- [EXERCISE TASK]: Leaving out all pictures, please print only the lines from the one containing "Write the TikZ code for this diagram." through the one containing "-- ($(#1)!#3!(#2)$) ($(#1)!#4!(#2)$)".

- [EXTRACTED MATERIAL]:
BEGIN

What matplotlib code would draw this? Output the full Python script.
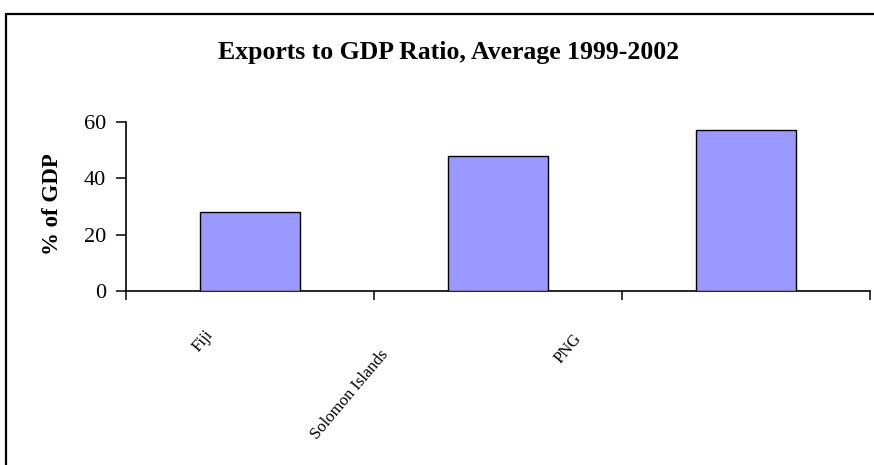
import matplotlib
matplotlib.use("Agg")
import matplotlib.pyplot as plt
from matplotlib.patches import Rectangle

categories = ["Fiji", "Solomon Islands", "PNG"]
values = [28.1, 47.9, 57.2]
yticks = [0, 20, 40, 60]
title = "Exports to GDP Ratio, Average 1999-2002"
ylabel = "% of GDP"

W, H = 874, 465
fig = plt.figure(figsize=(W / 100, H / 100), dpi=100)
plt.rcParams['font.family'] = ['Liberation Serif', 'DejaVu Serif']

# outer frame (cut off on right and bottom)
fig.patches.append(Rectangle((6 / W, -0.05), 1.1, (H - 14) / H + 0.05,
                             transform=fig.transFigure, fill=False,
                             edgecolor='black', linewidth=1.6))

ax = fig.add_axes([126 / W, (H - 291) / H, (870 - 126) / W, (291 - 121.7) / H])
x = [i + 0.5 for i in range(len(categories))]
ax.bar(x, values, width=100 / 248, color='#9999FF', edgecolor='black', linewidth=1.0, zorder=3)
ax.set_xlim(0, len(categories))
ax.set_ylim(0, 60)
ax.set_yticks(yticks)
ax.set_yticklabels([str(v) for v in yticks], fontsize=16)
ax.set_xticks(range(len(categories) + 1))
ax.set_xticklabels([])
ax.tick_params(axis='y', direction='out', length=7.2, width=1.1, pad=7)
ax.tick_params(axis='x', direction='out', length=6.5, width=1.1)
ax.spines['top'].set_visible(False)
ax.spines['right'].set_visible(False)
for s in ('left', 'bottom'):
    ax.spines[s].set_linewidth(1.2)

# category labels (placement mimics the original's diagonal labels)
label_centers_px = [(203, 341), (350, 395), (568, 349)]
for name, (px, py) in zip(categories, label_centers_px):
    fig.text(px / W, (H - py) / H, name, rotation=50, ha='center', va='center',
             rotation_mode='anchor', fontsize=12)

fig.text(449 / W, (H - 52) / H, title, ha='center', va='center',
         fontsize=18.5, fontweight='bold')
fig.text(52 / W, (H - 204) / H, ylabel, ha='center', va='center', rotation=90,
         fontsize=16.5, fontweight='bold')

fig.savefig("out.png", dpi=100, facecolor='white')
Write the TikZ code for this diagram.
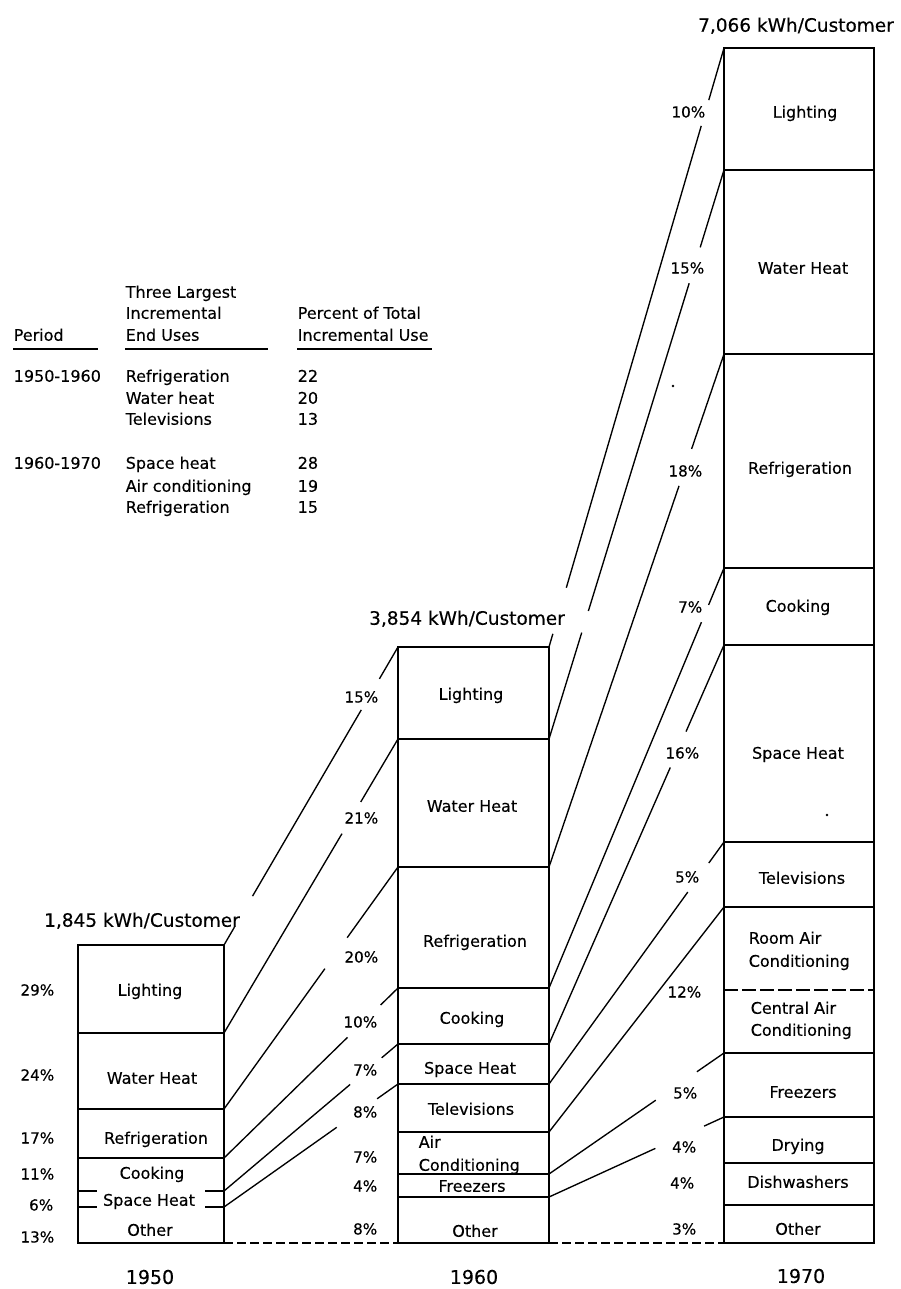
\documentclass[tikz,border=0pt]{standalone}
\usepackage{fontspec}
\setmainfont{DejaVu Sans}[FakeBold=0.3]
\usetikzlibrary{calc}

% connector between two boundary points with one break for a label
\newcommand\gapline[4]{\draw[link] (#1) -- ($(#1)!#3!(#2)$) ($(#1)!#4!(#2)$) -- (#2);}

\begin{document}
\begin{tikzpicture}[x=1pt,y=-1pt,line width=1.5pt,
  lbl/.style={font=\fontsize{16}{18}\selectfont,inner sep=0pt,text height=11.5pt,text depth=0pt},
  pct/.style={font=\fontsize{15.2}{18}\selectfont,inner sep=0pt,text height=11pt,text depth=0pt,anchor=east},
  head/.style={font=\fontsize{18.5}{20}\selectfont,inner sep=0pt,text height=13.5pt,text depth=0pt},
  yr/.style={font=\fontsize{19}{20}\selectfont,inner sep=0pt,text height=13.8pt,text depth=0pt},
  tab/.style={font=\fontsize{16}{18}\selectfont,inner sep=0pt,text height=11.5pt,text depth=0pt,anchor=west},
  link/.style={line width=1.35pt},
  rule/.style={line width=1.2pt},
  base/.style={line width=1.4pt,dash pattern=on 9pt off 4pt},
  split/.style={line width=1.4pt,dash pattern=on 14pt off 4pt}
]
\useasboundingbox (0,0) rectangle (901,1289);

% ---------- summary table ----------
\node[tab] (tThree) at (125,292) {Three Largest};
\node[tab] (tIncr)  at (125,313) {Incremental};
\node[tab] (tPer)   at (13,335)  {Period};
\node[tab] (tEnd)   at (125,335) {End Uses};
\node[tab] (tPct)   at (297,313) {Percent of Total};
\node[tab] (tUse)   at (297,335) {Incremental Use};
\draw[rule] (13,349) -- (98,349);
\draw[rule] (125,349) -- (268,349);
\draw[rule] (297,349) -- (432,349);

\node[tab] (p1) at (13,376)  {1950-1960};
\node[tab] (u1) at (125,376) {Refrigeration};  \node[tab] (n1) at (297,376) {22};
\node[tab] (u2) at (125,398) {Water heat};     \node[tab] (n2) at (297,398) {20};
\node[tab] (u3) at (125,419) {Televisions};    \node[tab] (n3) at (297,419) {13};
\node[tab] (p2) at (13,463)  {1960-1970};
\node[tab] (u4) at (125,463) {Space heat};     \node[tab] (n4) at (297,463) {28};
\node[tab] (u5) at (125,486) {Air conditioning}; \node[tab] (n5) at (297,486) {19};
\node[tab] (u6) at (125,507) {Refrigeration};  \node[tab] (n6) at (297,507) {15};

% ---------- boundary points of the three columns ----------
\foreach \n/\y in {0/945,1/1033,2/1109,3/1158,4/1191,5/1207,b/1243}
  {\coordinate (aL\n) at (78,\y); \coordinate (aR\n) at (224,\y);}
\foreach \n/\y in {0/647,1/739,2/867,3/988,4/1044,5/1084,6/1132,7/1174,8/1197,b/1243}
  {\coordinate (bL\n) at (398,\y); \coordinate (bR\n) at (549,\y);}
\foreach \n/\y in {0/48,1/170,2/354,3/568,4/645,5/842,6/907,7/990,8/1053,9/1117,10/1163,11/1205,b/1243}
  {\coordinate (cL\n) at (724,\y); \coordinate (cR\n) at (874,\y);}

% ---------- 1950 column ----------
\draw (aL0) rectangle (aRb);
\foreach \n in {1,2,3} \draw (aL\n) -- (aR\n);
\foreach \n in {4,5} \draw (aL\n) -- ++(19,0) (aR\n) -- ++(-19,0);

% ---------- 1960 column ----------
\draw (bL0) rectangle (bRb);
\foreach \n in {1,...,8} \draw (bL\n) -- (bR\n);

% ---------- 1970 column ----------
\draw (cL0) rectangle (cRb);
\foreach \n in {1,...,6,8,9,10,11} \draw (cL\n) -- (cR\n);
\draw[split] (cL7) -- (cR7);

% ---------- common base line ----------
\draw[base] (aRb) -- (bLb);
\draw[base] (bRb) -- (cLb);

% ---------- connectors 1950 -> 1960 ----------
\draw[link] (aR0) -- ($(aR0)!0.06!(bL0)$) ($(aR0)!0.164!(bL0)$) -- ($(aR0)!0.789!(bL0)$)
            ($(aR0)!0.893!(bL0)$) -- (bL0);
\gapline{aR1}{bL1}{0.678}{0.786}
\gapline{aR2}{bL2}{0.58}{0.708}
\gapline{aR3}{bL3}{0.71}{0.9}
\gapline{aR4}{bL4}{0.725}{0.906}
\gapline{aR5}{bL5}{0.648}{0.88}

% ---------- connectors 1960 -> 1970 ----------
\draw[link] (bR0) -- ($(bR0)!0.022!(cL0)$) ($(bR0)!0.099!(cL0)$) -- ($(bR0)!0.87!(cL0)$)
            ($(bR0)!0.913!(cL0)$) -- (cL0);
\draw[link] (bR1) -- ($(bR1)!0.187!(cL1)$) ($(bR1)!0.225!(cL1)$) -- ($(bR1)!0.801!(cL1)$)
            ($(bR1)!0.864!(cL1)$) -- (cL1);
\gapline{bR2}{cL2}{0.743}{0.815}
\gapline{bR3}{cL3}{0.871}{0.912}
\gapline{bR4}{cL4}{0.693}{0.783}
\gapline{bR5}{cL5}{0.793}{0.913}
\draw[link] (bR6) -- (cL6);
\gapline{bR7}{cL8}{0.61}{0.845}
\gapline{bR8}{cL9}{0.608}{0.886}

% ---------- totals ----------
\node[head] (h50) at (142,920) {1,845 kWh/Customer};
\node[head] (h60) at (467,618) {3,854 kWh/Customer};
\node[head] (h70) at (796,25)  {7,066 kWh/Customer};

% ---------- 1950 labels ----------
\node[lbl] (a-light) at (150,990)  {Lighting};
\node[lbl] (a-water) at (152,1078) {Water Heat};
\node[lbl] (a-refr)  at (156,1138) {Refrigeration};
\node[lbl] (a-cook)  at (152,1173) {Cooking};
\node[lbl] (a-space) at (149,1200) {Space Heat};
\node[lbl] (a-other) at (150,1230) {Other};
\node[pct] (ap0) at (55,990)  {29\%};
\node[pct] (ap1) at (55,1075) {24\%};
\node[pct] (ap2) at (55,1138) {17\%};
\node[pct] (ap3) at (55,1174) {11\%};
\node[pct] (ap4) at (54,1205) {6\%};
\node[pct] (ap5) at (55,1237) {13\%};

% ---------- 1960 labels ----------
\node[lbl] (b-light) at (471,694)  {Lighting};
\node[lbl] (b-water) at (472,806)  {Water Heat};
\node[lbl] (b-refr)  at (475,941)  {Refrigeration};
\node[lbl] (b-cook)  at (472,1018) {Cooking};
\node[lbl] (b-space) at (470,1068) {Space Heat};
\node[lbl] (b-tv)    at (471,1109) {Televisions};
\node[lbl,anchor=west] (b-air)  at (418,1142) {Air};
\node[lbl,anchor=west] (b-cond) at (418,1165) {Conditioning};
\node[lbl] (b-frz)   at (472,1186) {Freezers};
\node[lbl] (b-other) at (475,1231) {Other};
\node[pct] (bp0) at (379,697)  {15\%};
\node[pct] (bp1) at (379,818)  {21\%};
\node[pct] (bp2) at (379,957)  {20\%};
\node[pct] (bp3) at (378,1022) {10\%};
\node[pct] (bp4) at (378,1070) {7\%};
\node[pct] (bp5) at (378,1112) {8\%};
\node[pct] (bp6) at (378,1157) {7\%};
\node[pct] (bp7) at (378,1186) {4\%};
\node[pct] (bp8) at (378,1229) {8\%};

% ---------- 1970 labels ----------
\node[lbl] (c-light) at (805,112)  {Lighting};
\node[lbl] (c-water) at (803,268)  {Water Heat};
\node[lbl] (c-refr)  at (800,468)  {Refrigeration};
\node[lbl] (c-cook)  at (798,606)  {Cooking};
\node[lbl] (c-space) at (798,753)  {Space Heat};
\node[lbl] (c-tv)    at (802,878)  {Televisions};
\node[lbl,anchor=west] (c-rac1) at (748,938)  {Room Air};
\node[lbl,anchor=west] (c-rac2) at (748,961)  {Conditioning};
\node[lbl,anchor=west] (c-cac1) at (750,1008) {Central Air};
\node[lbl,anchor=west] (c-cac2) at (750,1030) {Conditioning};
\node[lbl] (c-frz)   at (803,1092) {Freezers};
\node[lbl] (c-dry)   at (798,1145) {Drying};
\node[lbl] (c-dish)  at (798,1182) {Dishwashers};
\node[lbl] (c-other) at (798,1229) {Other};
\node[pct] (cp0)  at (706,112)  {10\%};
\node[pct] (cp1)  at (705,268)  {15\%};
\node[pct] (cp2)  at (703,471)  {18\%};
\node[pct] (cp3)  at (703,607)  {7\%};
\node[pct] (cp4)  at (700,753)  {16\%};
\node[pct] (cp5)  at (700,877)  {5\%};
\node[pct] (cp6)  at (702,992)  {12\%};
\node[pct] (cp7)  at (698,1093) {5\%};
\node[pct] (cp8)  at (697,1147) {4\%};
\node[pct] (cp9)  at (695,1183) {4\%};
\node[pct] (cp10) at (697,1229) {3\%};

% ---------- years ----------
\node[yr] (y50) at (150,1277) {1950};
\node[yr] (y60) at (474,1277) {1960};
\node[yr] (y70) at (801,1276) {1970};

% ---------- specks ----------
\fill (673,386) circle (1.3pt);
\fill (827,815) circle (1.3pt);
\end{tikzpicture}
\end{document}
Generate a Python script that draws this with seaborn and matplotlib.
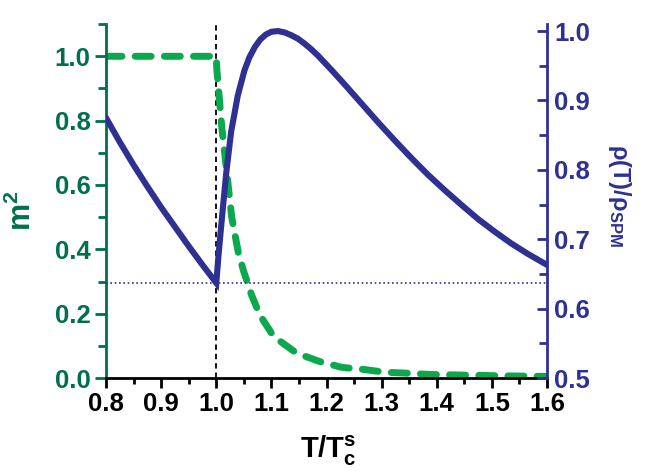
import numpy as np
import pandas as pd
import matplotlib
matplotlib.use("Agg")
import matplotlib.pyplot as plt
from matplotlib.ticker import MultipleLocator
import seaborn as sns

# rho(T)/rho_SPM (right axis)
t_rho = [0.80, 0.825, 0.85, 0.875, 0.90, 0.925, 0.95, 0.975, 1.00,
         1.004, 1.009, 1.018, 1.027, 1.039, 1.051, 1.060, 1.070, 1.080,
         1.090, 1.100, 1.112, 1.124, 1.136, 1.148, 1.160, 1.172, 1.184,
         1.209, 1.233, 1.263, 1.293, 1.323, 1.354, 1.384, 1.414, 1.444,
         1.475, 1.505, 1.535, 1.565, 1.600]
rho = [0.875, 0.840, 0.807, 0.776, 0.746, 0.718, 0.690, 0.663, 0.637,
       0.676, 0.720, 0.795, 0.855, 0.907, 0.943, 0.962, 0.977, 0.988,
       0.995, 0.999, 1.000, 0.998, 0.994, 0.989, 0.982, 0.974, 0.965,
       0.944, 0.923, 0.896, 0.869, 0.843, 0.817, 0.793, 0.771, 0.750,
       0.729, 0.711, 0.694, 0.679, 0.663]

# m^2 (left axis)
t_m2 = [0.80, 0.90, 1.00, 1.001, 1.004, 1.010, 1.019, 1.028, 1.040, 1.050,
        1.064, 1.079, 1.10, 1.113, 1.146, 1.188, 1.228, 1.266, 1.306,
        1.346, 1.388, 1.45, 1.51, 1.60]
m2 = [1.0, 1.0, 1.0, 0.96, 0.90, 0.78, 0.64, 0.50, 0.39, 0.33,
      0.258, 0.196, 0.14, 0.118, 0.077, 0.051, 0.033, 0.027, 0.018,
      0.015, 0.011, 0.009, 0.007, 0.005]

x_ticks = [0.8, 0.9, 1.0, 1.1, 1.2, 1.3, 1.4, 1.5, 1.6]
t_c = 1.0

green_dark = "#00704a"
green = "#0ba84e"
navy = "#2e3192"

sns.set_theme(style="ticks")
plt.rcParams["font.family"] = ["Liberation Sans", "DejaVu Sans"]
plt.rcParams["font.weight"] = "bold"
plt.rcParams["axes.labelweight"] = "bold"
plt.rcParams["mathtext.fontset"] = "custom"
plt.rcParams["mathtext.rm"] = "Liberation Sans:bold"
plt.rcParams["mathtext.it"] = "Liberation Sans:bold"
plt.rcParams["mathtext.bf"] = "Liberation Sans:bold"

df_m2 = pd.DataFrame({"T": t_m2, "m2": m2})
df_rho = pd.DataFrame({"T": t_rho, "rho": rho})

fig, ax = plt.subplots(figsize=(6.52, 4.73), dpi=100)
fig.subplots_adjust(left=0.1626, right=0.839, bottom=0.2008, top=0.949)
ax2 = ax.twinx()

sns.lineplot(data=df_m2, x="T", y="m2", ax=ax, color=green, lw=5,
             linestyle=(0, (2.3, 1.9)), dash_capstyle="round")
ax.axvline(t_c, color="black", lw=1.3, linestyle=(0, (3, 2.2)), zorder=1)

sns.lineplot(data=df_rho, x="T", y="rho", ax=ax2, color=navy, lw=4.4,
             solid_joinstyle="miter")
ax2.axhline(df_rho.loc[df_rho["T"] == t_c, "rho"].iloc[0], color=navy,
            lw=1.2, linestyle=(0, (1, 1.6)), zorder=1)

ax.set_xlim(0.8, 1.6)
ax.set_ylim(0, 1.1)
ax2.set_ylim(0.5, 1.01)

ax.set_xticks(x_ticks)
ax.xaxis.set_minor_locator(MultipleLocator(0.05))
ax.yaxis.set_major_locator(MultipleLocator(0.2))
ax.yaxis.set_minor_locator(MultipleLocator(0.1))
ax2.yaxis.set_major_locator(MultipleLocator(0.1))
ax2.yaxis.set_minor_locator(MultipleLocator(0.05))
ax.xaxis.set_major_formatter(lambda v, p: f"{v:.1f}")
ax.yaxis.set_major_formatter(lambda v, p: f"{v:.1f}")
ax2.yaxis.set_major_formatter(lambda v, p: f"{v:.1f}")

for a in (ax, ax2):
    a.spines["top"].set_visible(False)
ax.spines["right"].set_visible(False)
ax2.spines["left"].set_visible(False)
ax2.spines["bottom"].set_visible(False)
ax.spines["left"].set_color(green_dark)
ax.spines["bottom"].set_color("black")
ax2.spines["right"].set_color(navy)
for s in ("left", "bottom"):
    ax.spines[s].set_linewidth(2)
ax2.spines["right"].set_linewidth(2)

ax.tick_params(axis="x", which="major", direction="out", length=7, width=2,
               color="black", labelcolor="black", labelsize=18.5, pad=3)
ax.tick_params(axis="x", which="minor", direction="out", length=4, width=2,
               color="black")
ax.tick_params(axis="y", which="major", direction="out", length=8, width=2,
               color=green_dark, labelcolor=green_dark, labelsize=18.5, pad=3)
ax.tick_params(axis="y", which="minor", direction="out", length=6, width=2,
               color=green_dark)
ax2.tick_params(axis="y", which="major", direction="in", length=7, width=2,
                color=navy, labelcolor=navy, labelsize=18.5, pad=5)
ax2.tick_params(axis="y", which="minor", direction="in", length=6, width=2,
                color=navy)

ax.set_xlabel(r"T/T$_c^s$", fontsize=21, color="black")
ax.xaxis.label.set_va("center")
ax.xaxis.set_label_coords(0.503, -0.205)

ax.set_ylabel(r"m$^2$", fontsize=22, color=green_dark)
ax.yaxis.label.set_va("center")
ax.yaxis.set_label_coords(-0.19, 0.472)

ax2.set_ylabel(r"ρ(T)/ρ$_{SPM}$", fontsize=17, color=navy, rotation=270)
ax2.yaxis.label.set_va("center")
ax2.yaxis.set_label_coords(1.164, 0.517)

fig.savefig("out.png", dpi=100)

END

- [FINAL RESULT]:
Write the TikZ code for this diagram.
\documentclass[tikz,border=0pt]{standalone}
\usepackage{fontspec}
\setmainfont{DejaVu Sans}[FakeBold=0.3]
\usetikzlibrary{calc}

% connector between two boundary points with one break for a label
\newcommand\gapline[4]{\draw[link] (#1) -- ($(#1)!#3!(#2)$) ($(#1)!#4!(#2)$) -- (#2);}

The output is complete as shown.